3. Concernant votre question sur l’intersyndicale, notre réponse est plus nuancée.
On comprend que votre organisation n’a rien à gagner à un rassemblement de jeunes en intersyndicale, surtout avec des organisations dont elle conteste la représentativité. Une confédération se présente comme une organisation ayant sa propre identité, forgée par des années de luttes syndicales, mais aussi parfois de luttes internes. Cela pèse sur la mémoire collective et le sentiment d’appartenance ne laisse pas beaucoup d’espace au dialogue intersyndical, sauf dans une action revendicative unitaire comme le conflit du CPE en 2006.

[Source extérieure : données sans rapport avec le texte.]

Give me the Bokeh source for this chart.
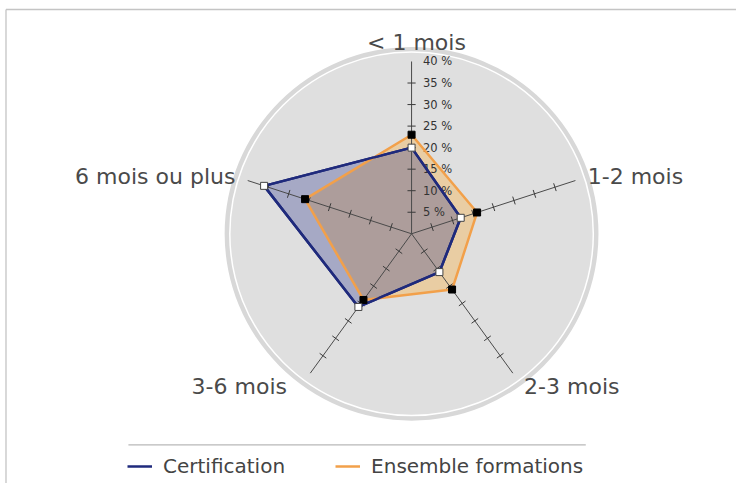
import numpy as np
from bokeh.plotting import figure
from bokeh.models import Range1d, Legend, LegendItem
from bokeh.core.properties import value
from bokeh.embed import file_html
from bokeh.resources import INLINE

categories = ["< 1 mois", "1-2 mois", "2-3 mois", "3-6 mois", "6 mois ou plus"]
certification = [20, 12, 11, 21, 36]
ensemble = [23, 16, 16, 19, 26]
tick_values = [5, 10, 15, 20, 25, 30, 35, 40]
tick_labels = ["5 %", "10 %", "15 %", "20 %", "25 %", "30 %", "35 %", "40 %"]
rmax = 40

FONT = "DejaVu Sans"
NAVY = "#1f2a7c"
ORANGE = "#f2a04a"

W, H = 736, 483
KX, KY = W / 752, H / 499
S = 4.425 * (KX + KY) / 2          # px per percent unit
CX, CY = 420 * KX, 241 * KY         # chart centre in plot px

def D(px, py):
    return (px - CX) / S, (CY - py) / S

def R(xr, yr):
    return D(xr * KX, yr * KY)

p = figure(width=W, height=H, output_backend="svg", toolbar_location=None,
           x_range=Range1d(-CX / S, (W - CX) / S),
           y_range=Range1d(-(H - CY) / S, CY / S),
           min_border=0)
p.axis.visible = False
p.grid.visible = False
p.outline_line_color = None
p.background_fill_color = "white"
p.border_fill_color = "white"

n = len(categories)
ang = np.pi / 2 - np.arange(n) * 2 * np.pi / n

def pol(r, a):
    return np.asarray(r, dtype=float) * np.cos(a), np.asarray(r, dtype=float) * np.sin(a)

# frame border (top & left)
bl_x, bt_y = D(5.5, 9)
br_x, bb_y = D(W, H)
p.segment(x0=[bl_x, bl_x], y0=[bt_y, bt_y], x1=[br_x, bl_x], y1=[bt_y, bb_y],
          line_color="#c4c4c4", line_width=1.3)

# background disk
p.circle(x=[0], y=[0], radius=43.4, fill_color="#d8d8d8", line_color=None)
p.circle(x=[0], y=[0], radius=42.2, fill_color="#dfdfdf", line_color="white", line_width=1.5)

# patches
ex, ey = pol(ensemble, ang)
cx_, cy_ = pol(certification, ang)
p.patch(list(ex), list(ey), fill_color="#f7b75a", fill_alpha=0.45, line_color=None)
p.patch(list(cx_), list(cy_), fill_color="#26308a", fill_alpha=0.3, line_color=None)

# axes
ax_x, ax_y = pol(rmax, ang)
p.segment(x0=[0] * n, y0=[0] * n, x1=list(ax_x), y1=list(ax_y), line_color="#4a4a4a", line_width=1)
tx0, ty0, tx1, ty1 = [], [], [], []
half = 0.95
for a in ang:
    for t in tick_values[:-1]:
        bx, by = t * np.cos(a), t * np.sin(a)
        px_, py_ = -np.sin(a) * half, np.cos(a) * half
        tx0.append(bx - px_); ty0.append(by - py_)
        tx1.append(bx + px_); ty1.append(by + py_)
p.segment(x0=tx0, y0=ty0, x1=tx1, y1=ty1, line_color="#3a3a3a", line_width=1)

# tick labels on top axis
p.text(x=[11.4 / S] * len(tick_values), y=tick_values, text=tick_labels,
       text_font=value(FONT), text_font_size="11.5px", text_color="#333333",
       text_align="left", text_baseline="middle")

# outlines
lc = p.line(list(cx_) + [cx_[0]], list(cy_) + [cy_[0]], line_color=NAVY, line_width=2.5)
le = p.line(list(ex) + [ex[0]], list(ey) + [ey[0]], line_color=ORANGE, line_width=2.5)
p.line(list(cx_) + [cx_[0]], list(cy_) + [cy_[0]], line_color=NAVY, line_width=2.5)

# markers
p.scatter(list(ex), list(ey), marker="square", size=7, fill_color="black", line_color="black")
p.scatter(list(cx_), list(cy_), marker="square", size=7, fill_color="white", line_color="#444444", line_width=1)

# category labels (anchor positions taken from reference page pixels)
anchors = [(425, 43.5, "center"), (600, 181.5, "left"), (535, 399, "left"),
           (292.7, 399, "right"), (240, 181.5, "right")]
for cat, (xr, yr, al) in zip(categories, anchors):
    x, y = R(xr, yr)
    p.text(x=[x], y=[y], text=[cat],
           text_font=value(FONT), text_font_size="22px", text_color="#4a4a4a",
           text_align=al, text_baseline="middle")

# legend separator
s0x, sy = R(130.7, 459)
s1x, _ = R(598, 459)
p.segment(x0=[s0x], y0=[sy], x1=[s1x], y1=[sy], line_color="#b8b8b8", line_width=1.2)

legend = Legend(items=[LegendItem(label="Certification", renderers=[lc]),
                       LegendItem(label="Ensemble formations", renderers=[le])],
                location=(127, 5), orientation="horizontal",
                label_text_font=FONT, label_text_font_size="20px", label_text_color="#444444",
                glyph_width=25, glyph_height=20, label_standoff=11, spacing=50,
                padding=0, margin=0, background_fill_alpha=0, border_line_color=None)
p.add_layout(legend, "center")

open("out.html", "w").write(file_html(p, INLINE))
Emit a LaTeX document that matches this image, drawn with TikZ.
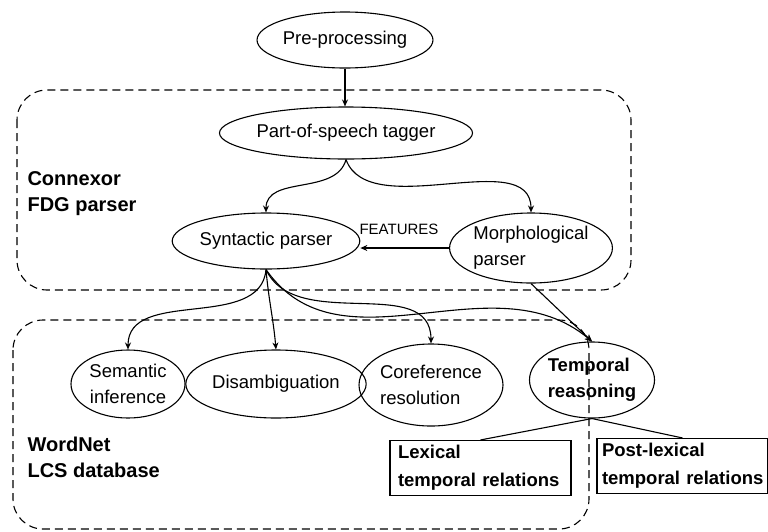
\documentclass[tikz,border=0pt]{standalone}
\usepackage{fontspec}
\setmainfont{Liberation Sans}
\usetikzlibrary{shapes.geometric, arrows.meta}

\begin{document}
\begin{tikzpicture}[
    x=1pt, y=-1pt,
    every node/.style={font=\fontsize{18.5}{26}\selectfont},
    stage/.style={ellipse, draw, line width=1.1pt, inner sep=0pt, align=center},
    result/.style={rectangle, draw, line width=1.1pt, inner sep=0pt, align=left, text width=#1},
    group/.style={draw, line width=1.1pt, rounded corners=30pt, dash pattern=on 8pt off 5pt},
    grouplabel/.style={anchor=west, align=left, font=\fontsize{20}{26}\selectfont\bfseries},
    arrow/.style={-{Stealth[length=7pt, width=6pt]}, line width=1.1pt}
]
    \useasboundingbox (0,0) rectangle (768,531);

    % Groups
    \draw[group] (17,90) rectangle (631,290);
    \draw[group] (13,320) rectangle (589,529);
    \node[grouplabel] (connexor) at (24,194) {Connexor\\FDG parser};
    \node[grouplabel] (wordnet) at (24,457) {WordNet\\LCS database};

    % Stages
    \node[stage, minimum width=138pt, minimum height=56pt] (pre) at (345,40) {Pre-processing};
    \node[stage, minimum width=216pt, minimum height=52pt] (pos) at (346,133) {Part-of-speech tagger};
    \node[stage, minimum width=168pt, minimum height=56pt] (syn) at (266,241) {Syntactic parser};
    \node[stage, minimum width=158pt, minimum height=70pt, align=left] (morph) at (531,248) {Morphological\\parser};
    \node (features) at (399,229) {\fontsize{15}{18}\selectfont FEATURES};

    \node[stage, minimum width=114pt, minimum height=68pt] (sem) at (128,384) {Semantic\\inference};
    \node[stage, minimum width=163pt, minimum height=68pt] (dis) at (276,384) {Disambiguation};
    \node[stage, minimum width=122pt, minimum height=82pt, align=left] (coref) at (431,385) {Coreference\\resolution};
    \node[stage, minimum width=114pt, minimum height=76pt, align=left, font=\fontsize{18.5}{26}\selectfont\bfseries] (temp) at (592,380) {Temporal\\reasoning};

    % Results
    \node[result=181pt, minimum height=55pt, font=\fontsize{18.5}{28}\selectfont\bfseries] (lex) at (480.5,468) {\hspace*{8pt}Lexical\\\hspace*{8pt}temporal relations};
    \node[result=171pt, minimum height=55pt, font=\fontsize{18.5}{28}\selectfont\bfseries] (post) at (682.5,466) {\hspace*{5pt}Post-lexical\\\hspace*{5pt}temporal relations};

    % Arrows
    \draw[arrow] (pre.south) -- (pre.south |- pos.north);
    \draw[arrow] (pos.south) to[out=-105, in=90] (syn.north);
    \draw[arrow] (pos.south) to[out=-70, in=90, looseness=0.9] (morph.north);
    \draw[arrow] (morph.west) -- (morph.west -| syn.east);
    \draw[arrow] (syn.south) to[out=-95, in=90] (sem.north);
    \draw[arrow] (syn.south) to[out=-85, in=95] (dis.north);
    \draw[arrow] (syn.south) to[out=-65, in=90] (coref.north);
    \draw[arrow] (syn.south) to[out=-55, in=140] (temp.north);
    \draw[arrow] (morph.south) -- (temp.north);
    \draw[line width=1.1pt] (temp.south) -- (lex.north);
    \draw[line width=1.1pt] (temp.south) -- (post.north);
\end{tikzpicture}
\end{document}
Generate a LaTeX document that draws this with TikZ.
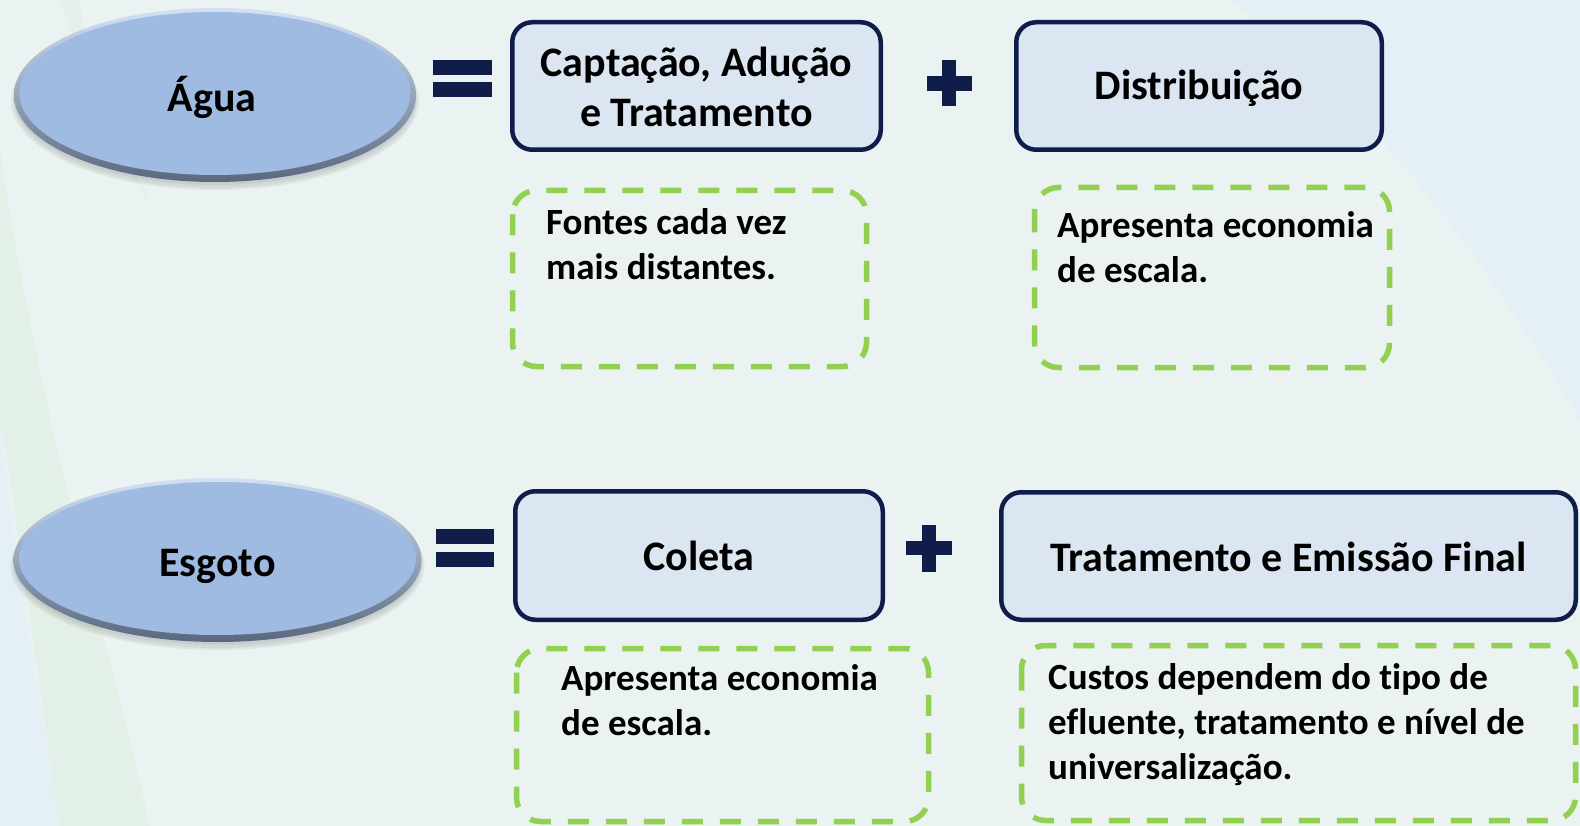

Notre conseil serait donc de proposer à vos instances un festival "jeunes et engagés" avec des ONG et des associations étudiantes et lycéennes. Vous pouvez éventuellement inviter les syndicats étudiants et lycéens, mais attention aux liens de certains avec des organisations syndicales concurrentes de la votre... Il ne s’agit pas de vous faire doubler en donnant l’idée à l’extérieur ! En revanche, vous pourriez trouver un terrain d’entente avec des ONG de solidarité qui ont souvent des antennes dans le monde étudiant.
De plus, cette jonction vous ouvre au thème de la "responsabilité sociale d’entreprise" qui peut être un vrai thème d’action conjointe jeunes-syndicats sur un sujet à définir (organisation d’un débat, montage d’une opération de solidarité avec la participation de syndiqués, partage de la recette du concert avec une ONG humanitaire, etc...). Un tel projet a l’avantage de ne pas exclure les syndicalistes "d’âge mur" de l’opération "jeune", de vous donner un positionnement nouveau et pas exclusivement "ouvrier" vis-à-vis de votre cible étudiante et lycéenne, et de laisser de côté les autres syndicats qui ne vous auraient pas renvoyé l’ascenseur de toute façon.